The Varieties of Enlightened Energy: What Does a Buddhist Saint Embody

Dr. Steven Goodman
Co-director of Asian and Comparative Studies
Philosophy and Religion Department
California Institute of Integral Studies
USA
Religious Affiliation: Buddhism

This lecture provides a basic introduction to Buddhism. The lecturer explains Buddhism through the spiritual biography of the person who became known as the Buddha. A detailed, poignant description is given of the Buddha’s early life as a member of the sheltered upper class and his discovery of the tragic paradoxes of human existence. He discovers illness, old age, and death, but also meets a holy man who seems to live his life in a serene way despite these built-in tragedies of life. This leads to his spiritual quest, and eventually to his awakening to enlightenment, to the way of breaking the pattern of dissatisfaction with which most people live their lives. The “Four Noble Truths”, the basis of this way, are explained.
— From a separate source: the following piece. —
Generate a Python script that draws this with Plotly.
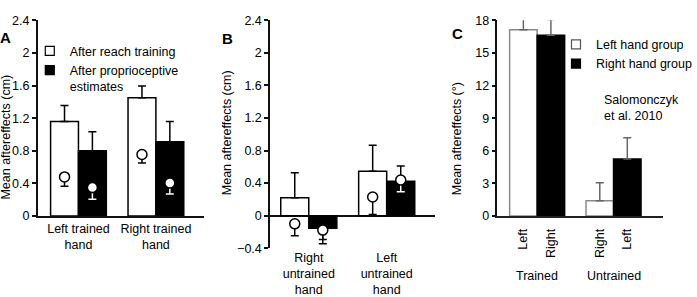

It is clear that this process of enlightenment is something that can happen to every person. We are helped to reach that goal by the sangha, the community of saintly individuals. Saintliness in Buddhism is found in human beings who are the conduit, the embodied presence of the energy of the Buddha to the extent that the living presence in the human encounter with them resembles those characteristics of the enlightened state. Thus, saintliness is concretely manifest in actual intimate human encounters. “It is a deep mystery that the seeming tangible presence of other living beings is sometimes felt to be the living tangible presence of the intangible.”